Dr. ZaNean McClain, PhD

Dr. ZaNean McClain

Dr. ZáNean McClain’s research interest focuses on instructional effectiveness, enjoyment in school physical education, adapted physical activity/motor difficulties, evidence-based research and practices, service learning, community engagement and social justice practices, inclusive interdisciplinary curriculum, mentoring and diversity issues and strategies within all levels of education, skateboarding and its culture of youth, parents and stakeholders, and physical activity promotion for all populations. She has continued to work on systematic observational techniques, which helps with awareness and in turn improvement of effective strategies within settings such as sport, exercise and physical activity. She has worked on the Commission on Teachers Credentialing (CTC) approval document in order for the Physical Education Teaching program to be recognized as a program that truly prepares quality and effective teachers to go into any credential program and eventually into the field of teaching.

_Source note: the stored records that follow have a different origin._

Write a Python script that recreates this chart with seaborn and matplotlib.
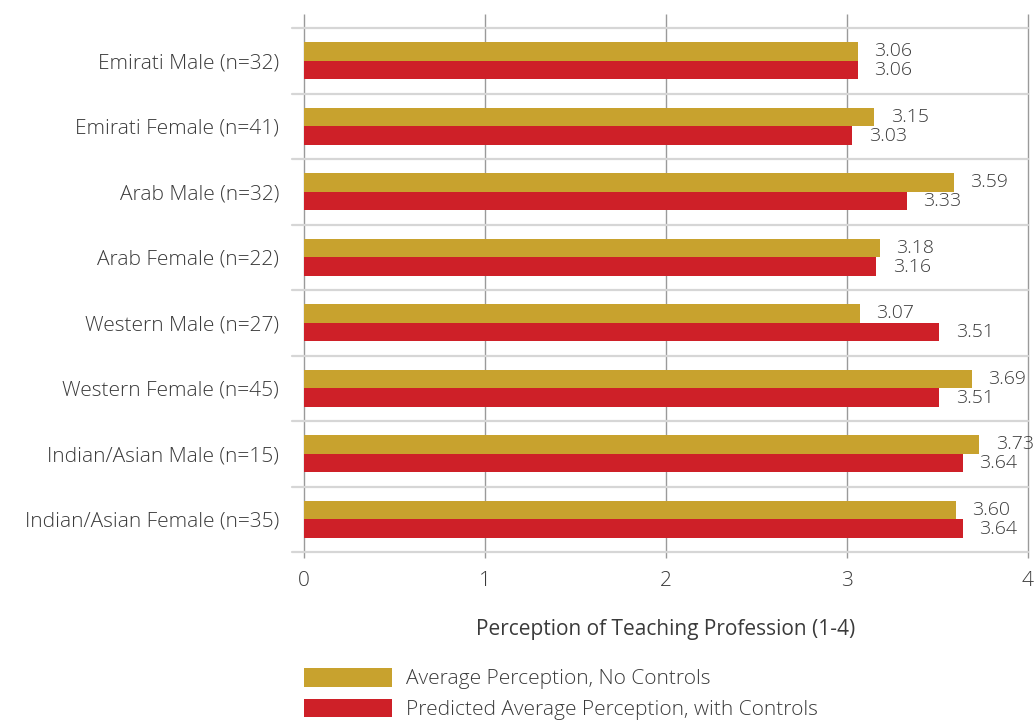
import matplotlib
matplotlib.use("Agg")
import matplotlib.pyplot as plt
from matplotlib.patches import Patch
import seaborn as sns
import pandas as pd

# Survey groups and their perception scores (scale 1-4)
groups = [
    "Emirati Male (n=32)",
    "Emirati Female (n=41)",
    "Arab Male (n=32)",
    "Arab Female (n=22)",
    "Western Male (n=27)",
    "Western Female (n=45)",
    "Indian/Asian Male (n=15)",
    "Indian/Asian Female (n=35)",
]
no_controls = [3.06, 3.15, 3.59, 3.18, 3.07, 3.69, 3.73, 3.60]
with_controls = [3.06, 3.03, 3.33, 3.16, 3.51, 3.51, 3.64, 3.64]

series_names = [
    "Average Perception, No Controls",
    "Predicted Average Perception, with Controls",
]
series_colors = ["#C8A22E", "#CE2028"]
x_ticks = [0, 1, 2, 3, 4]
x_label = "Perception of Teaching Profession (1-4)"

df = pd.DataFrame({
    "group": groups * 2,
    "value": no_controls + with_controls,
    "series": [series_names[0]] * len(groups) + [series_names[1]] * len(groups),
})

sns.set_theme(style="white")
plt.rcParams["font.family"] = ["Open Sans", "DejaVu Sans"]
plt.rcParams["font.weight"] = "light"
text_color = "#3a3a3a"

fig = plt.figure(figsize=(10.34, 7.2), dpi=100)
ax = fig.add_axes([304 / 1034, 1 - 552 / 720, 724 / 1034, 524 / 720])

sns.barplot(
    data=df, y="group", x="value", hue="series",
    order=groups, hue_order=series_names,
    palette=series_colors, orient="h", width=0.57,
    saturation=1, legend=False, linewidth=0, ax=ax,
)

ax.set_xlim(0, 4)
ax.set_ylim(len(groups) - 0.5, -0.5)

# vertical gridlines reaching slightly above the plot area
ax.vlines(x_ticks, -0.012, 1.027, transform=ax.get_xaxis_transform(),
          colors="#9a9a9a", linewidth=1.0, clip_on=False, zorder=0)
# light separators between groups, with short ticks to the left
for b in [i - 0.5 for i in range(len(groups) + 1)]:
    ax.plot([-0.016, 1.0], [b, b], transform=ax.get_yaxis_transform(),
            color="#d6d6d6", linewidth=1.6, clip_on=False, zorder=0)

for s in ax.spines.values():
    s.set_visible(False)

ax.set_xticks(x_ticks)
ax.set_xticklabels([str(t) for t in x_ticks], fontsize=15, color=text_color)
ax.tick_params(axis="x", length=0, pad=14)
ax.tick_params(axis="y", length=0, pad=18, labelsize=15, labelcolor=text_color)
for lbl in ax.get_yticklabels():
    lbl.set_fontweight("light")
ax.set_ylabel("")
ax.set_xlabel(x_label, fontsize=15, color=text_color, labelpad=20)

# value labels at the end of each bar
for container in ax.containers:
    ax.bar_label(container, fmt="%.2f", padding=12, fontsize=14, color=text_color)

handles = [Patch(facecolor=c, edgecolor="none") for c in series_colors]
fig.legend(handles, series_names, loc="upper left",
           bbox_to_anchor=(304 / 1034, 1 - 668 / 720), frameon=False,
           fontsize=15, handlelength=4.2, handleheight=1.0,
           handletextpad=0.7, labelspacing=0.45, borderpad=0,
           borderaxespad=0, labelcolor=text_color)

fig.savefig("out.png", dpi=100)
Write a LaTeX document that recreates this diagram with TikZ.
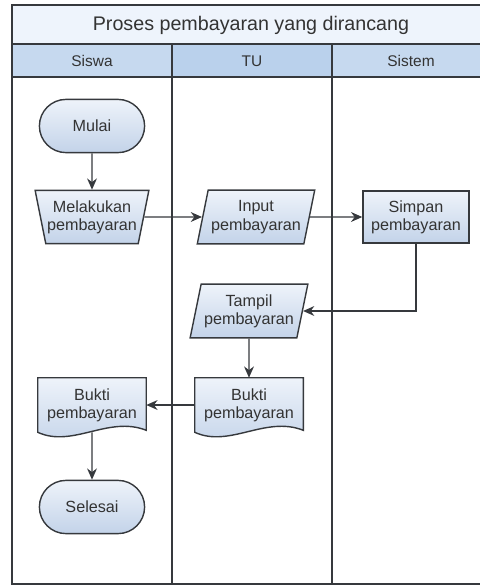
\documentclass[tikz,border=0pt]{standalone}
\usepackage{fontspec}
\setmainfont{Liberation Sans}
\usetikzlibrary{shapes.geometric,shapes.misc,arrows.meta,calc,backgrounds}
\definecolor{garis}{HTML}{36393D}
\definecolor{teks}{HTML}{333333}
\definecolor{judulbg}{HTML}{EEF4FC}
\definecolor{kepala}{HTML}{C6D9EF}
\definecolor{kepalatu}{HTML}{BAD1EC}
\definecolor{atas}{HTML}{EEF3FA}
\definecolor{bawah}{HTML}{C3D3E9}
\tikzset{
  isi/.style={draw=garis, line width=1pt, top color=atas, bottom color=bawah, text=teks,
    font=\fontsize{11.5}{13}\selectfont, align=center, inner xsep=1pt},
  mulaiselesai/.style={isi, rounded rectangle, minimum width=2.7cm, minimum height=1.33cm},
  manual/.style={isi, trapezium, shape border rotate=180, trapezium angle=76,
    trapezium stretches=true, minimum width=2.85cm, minimum height=1.33cm},
  inputan/.style={isi, trapezium, trapezium left angle=76, trapezium right angle=104,
    trapezium stretches=true, minimum width=2.95cm, minimum height=1.34cm},
  proses/.style={isi, rectangle, minimum width=2.65cm, minimum height=1.3cm},
  dokumen/.style={text=teks, font=\fontsize{11.5}{13}\selectfont, align=center,
    minimum width=2.7cm, minimum height=1.35cm},
  lajur/.style={draw=garis, line width=1pt},
  panah/.style={draw=garis, line width=1pt, -{Stealth[length=8pt,width=7pt]}},
}
% bentuk dokumen (bawah bergelombang)
\newcommand{\dokbentuk}[1]{%
  \begin{scope}[on background layer]
    \path[isi] (#1.north west) -- (#1.north east) -- ($(#1.south east)+(0,-2)$)
      .. controls ($(#1.south east)+(-38,-17)$) and ($(#1.south west)+(35,16)$) .. (#1.south west) -- cycle;
  \end{scope}}
\begin{document}
\begin{tikzpicture}[x=0.025cm, y=-0.025cm]
        \useasboundingbox (0,0) rectangle (480,587);
        % judul dan kepala lajur
        \fill[judulbg](12,5)rectangle(490,44);
        \fill[kepala](12,44)rectangle(172,77);
        \fill[kepalatu](172,44)rectangle(332,77);
        \fill[kepala](332,44)rectangle(490,77);
        \draw[lajur](12,5)rectangle(490,584);
        \foreach \y in {44,77}
        {
        \draw[lajur](12,\y)to(490,\y);
        }
        \foreach \x in {172,332}
        {
        \draw[lajur](\x,44)to(\x,584);
        }
        \node[text=teks, font=\fontsize{14}{16}\selectfont](judul)at(251,25){Proses pembayaran yang dirancang};
        \node[text=teks, font=\fontsize{11}{13}\selectfont](siswa)at(92,61){Siswa};
        \node[text=teks, font=\fontsize{11}{13}\selectfont](tu)at(252,61){TU};
        \node[text=teks, font=\fontsize{11}{13}\selectfont](sistem)at(411,61){Sistem};
        % simbol
        \node[mulaiselesai](mulai)at(92,126){Mulai};
        \node[manual](melakukan)at(92,217){Melakukan\\pembayaran};
        \node[inputan](input)at(256,217){Input\\pembayaran};
        \node[proses](simpan)at(416,217){Simpan\\pembayaran};
        \node[inputan](tampil)at(249,311){Tampil\\pembayaran};
        \node[dokumen](buktitu)at(249,405){Bukti\\pembayaran};
        \dokbentuk{buktitu}
        \node[dokumen](buktisiswa)at(92,405){Bukti\\pembayaran};
        \dokbentuk{buktisiswa}
        \node[mulaiselesai](selesai)at(92,507){Selesai};
        % alur
        \draw[panah](mulai)to(melakukan);
        \draw[panah](melakukan)to(input);
        \draw[panah](input)to(simpan);
        \draw[panah](simpan.south)|-(tampil.east);
        \draw[panah](tampil)to(buktitu);
        \draw[panah](buktitu)to(buktisiswa);
        \draw[panah](buktisiswa)to(selesai);
    \end{tikzpicture}
\end{document}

Dr. McClain’s vision is to conduct research while enhancing opportunities to engage students in scholarship and practical experiences through funding for undergraduate students in public and private sectors, coordinate and supervise students within a variety of settings. Furthermore, Dr. McClain wants to secure funding for undergraduate and graduate students during summer programs and/or year-long institutes, and provide students with the opportunity to lead in an academic and physical activity program aimed at servicing underprivileged children and youth in the community, while conducting immediate and longitudinal research on various aspects of the program.